Before using integration by parts, let $t = \sqrt{x}$. This implies that ${t}^{2} = x$. Differentiating this shows that $2 t \mathrm{dt} = \mathrm{dx}$.

So:

$I = \int x \cos \left(\sqrt{x}\right) \mathrm{dx} = \int {t}^{2} \cos \left(t\right) \left(2 t \mathrm{dt}\right) = \int 2 {t}^{3} \cos \left(t\right) \mathrm{dt}$

Now we should apply integration by parts.
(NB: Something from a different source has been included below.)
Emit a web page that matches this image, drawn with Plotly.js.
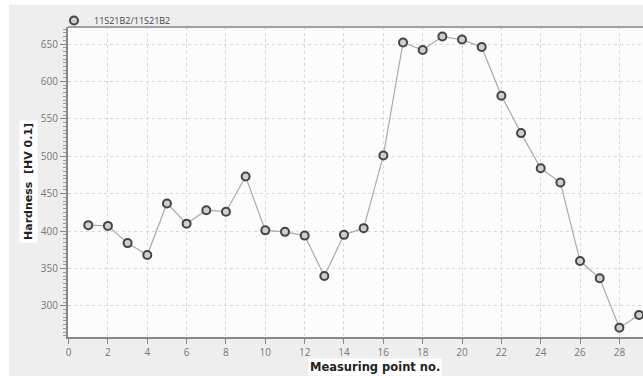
<!DOCTYPE html>
<html>
<head>
<meta charset="utf-8">
<script src="https://cdn.plot.ly/plotly-3.0.1.min.js"></script>
<style>html,body{margin:0;padding:0;background:#ffffff;}#chart{width:643px;height:376px;}</style>
</head>
<body>
<div id="chart"></div>
<script>
const seriesName = "11S21B2/11S21B2";
const measuringPoints = [1,2,3,4,5,6,7,8,9,10,11,12,13,14,15,16,17,18,19,20,21,22,23,24,25,26,27,28,29];
const hardness = [408,407,384,368,437,410,428,426,473,401,399,394,340,395,404,501,652,642,660,656,646,581,531,484,465,360,337,271,288];
const xTickVals = [0,2,4,6,8,10,12,14,16,18,20,22,24,26,28];
const yTickVals = [300,350,400,450,500,550,600,650];
const xTitle = "Measuring point no.";
const yTitle = "Hardness  [HV 0.1]";

const lineTrace = {
  x: measuringPoints,
  y: hardness,
  name: seriesName,
  type: 'scatter',
  mode: 'lines',
  line: {color: '#aaaaaa', width: 1.2},
  showlegend: false,
  legendgroup: 'g'
};
const markerTrace = {
  x: measuringPoints,
  y: hardness,
  name: seriesName,
  type: 'scatter',
  mode: 'markers',
  marker: {symbol: 'circle', size: 8, color: '#cfcfcf', line: {color: '#444444', width: 2}},
  showlegend: true,
  legendgroup: 'g'
};

const W = 575, H = 310; // plot area size in px
function px2x(p){ return (p - 68) / W; }
function py2y(p){ return (337 - p) / H; }

const layout = {
  width: 643, height: 376,
  margin: {l: 68, r: 0, t: 27, b: 39, pad: 0},
  paper_bgcolor: '#eeeeee',
  plot_bgcolor: '#fcfcfc',
  showlegend: true,
  legend: {
    x: px2x(54), y: py2y(6), xanchor: 'left', yanchor: 'top',
    bgcolor: 'rgba(0,0,0,0)', borderwidth: 0,
    font: {family: 'Open Sans, sans-serif', size: 9, color: '#444444'},
    itemwidth: 30
  },
  xaxis: {
    range: [-0.03, 29.2],
    tickvals: xTickVals,
    ticks: 'outside', ticklen: 5, tickcolor: '#888888', tickwidth: 1,
    showline: true, linecolor: '#888888', linewidth: 2,
    showgrid: true, gridcolor: '#d8d8d8', griddash: 'dot', gridwidth: 1,
    zeroline: false,
    tickfont: {family: 'Open Sans, sans-serif', size: 10, color: '#777777'}
  },
  yaxis: {
    range: [258.5, 672.8],
    tickvals: yTickVals,
    ticks: 'outside', ticklen: 6, tickcolor: '#888888', tickwidth: 1,
    minor: {dtick: 5, ticks: 'outside', ticklen: 3, tickcolor: '#999999', showgrid: false},
    showline: true, linecolor: '#888888', linewidth: 2,
    showgrid: true, gridcolor: '#d8d8d8', griddash: 'dot', gridwidth: 1,
    zeroline: false,
    tickfont: {family: 'Open Sans, sans-serif', size: 10, color: '#777777'}
  },
  shapes: [
    {type: 'rect', xref: 'paper', yref: 'paper', x0: px2x(0), x1: px2x(9), y0: py2y(376), y1: py2y(0), fillcolor: '#ffffff', line: {width: 0}, layer: 'below'},
    {type: 'rect', xref: 'paper', yref: 'paper', x0: px2x(0), x1: px2x(643), y0: py2y(5), y1: py2y(0), fillcolor: '#ffffff', line: {width: 0}, layer: 'below'},
    {type: 'line', xref: 'paper', yref: 'paper', x0: 0, x1: 1, y0: 1, y1: 1, line: {color: '#a0a0a0', width: 2}}
  ],
  annotations: [
    {text: '<b>' + yTitle + '</b>', textangle: -90, xref: 'paper', yref: 'paper',
     x: px2x(28), y: py2y(182), xanchor: 'center', yanchor: 'middle', showarrow: false,
     bgcolor: '#ffffff', borderpad: 2,
     font: {family: 'DejaVu Sans, sans-serif', size: 11, color: '#222222'}},
    {text: '<b>' + xTitle + '</b>', xref: 'paper', yref: 'paper',
     x: px2x(375), y: py2y(367), xanchor: 'center', yanchor: 'middle', showarrow: false,
     bgcolor: '#ffffff', borderpad: 1,
     font: {family: 'DejaVu Sans, sans-serif', size: 11.5, color: '#222222'}}
  ]
};

Plotly.newPlot('chart', [lineTrace, markerTrace], layout, {displayModeBar: false, staticPlot: true});
</script>
</body>
</html>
IBP takes the form $\int u \mathrm{dv} = u v - \int v \mathrm{du}$. So, for $\int 2 {t}^{3} \cos \left(t\right) \mathrm{dt}$, let:

$\left\{\begin{matrix}u = 2 {t}^{3} & \implies & \mathrm{du} = 6 {t}^{2} \mathrm{dt} \\ \mathrm{dv} = \cos \left(t\right) \mathrm{dt} & \implies & v = \sin \left(t\right)\end{matrix}\right.$

Then:

$I = u v - \int v \mathrm{du} = 2 {t}^{3} \sin \left(t\right) - \int 6 {t}^{2} \sin \left(t\right) \mathrm{dt}$

For $\int 6 {t}^{2} \sin \left(t\right) \mathrm{dt}$, use IBP again:

$\left\{\begin{matrix}u = 6 {t}^{2} & \implies & \mathrm{du} = 12 t \mathrm{dt} \\ \mathrm{dv} = \sin \left(t\right) \mathrm{dt} & \implies & v = - \cos \left(t\right)\end{matrix}\right.$

Now:

$I = 2 {t}^{3} \sin \left(t\right) - \left[- 6 {t}^{2} \cos \left(t\right) + \int 12 t \cos \left(t\right) \mathrm{dt}\right]$

$I = 2 {t}^{3} \sin \left(t\right) + 6 {t}^{2} \cos \left(t\right) - \int 12 t \cos \left(t\right) \mathrm{dt}$

Reapplying IBP:

$\left\{\begin{matrix}u = 12 t & \implies & \mathrm{du} = 12 \mathrm{dt} \\ \mathrm{dv} = \cos \left(t\right) \mathrm{dt} & \implies & v = \sin \left(t\right)\end{matrix}\right.$

$I = 2 {t}^{3} \sin \left(t\right) + 6 {t}^{2} \cos \left(t\right) - \left[12 t \sin \left(t\right) - \int 12 \sin \left(t\right) \mathrm{dt}\right]$

$I = 2 {t}^{3} \sin \left(t\right) + 6 {t}^{2} \cos \left(t\right) - 12 t \sin \left(t\right) + \int 12 \sin \left(t\right) \mathrm{dt}$

Since $\int \sin \left(t\right) \mathrm{dt} = - \cos \left(t\right)$:

$I = 2 {t}^{3} \sin \left(t\right) + 6 {t}^{2} \cos \left(t\right) - 12 t \sin \left(t\right) - 12 \cos \left(t\right)$

Factoring:

$I = 2 \left(t \sin \left(t\right) \left({t}^{2} - 6\right) + 3 \cos \left(t\right) \left({t}^{2} - 2\right)\right)$

Since $t = \sqrt{x}$:

$I = 2 \left(\sqrt{x} \sin \left(\sqrt{x}\right) \left(x - 6\right) + 3 \cos \left(\sqrt{x}\right) \left(x - 2\right)\right) + C$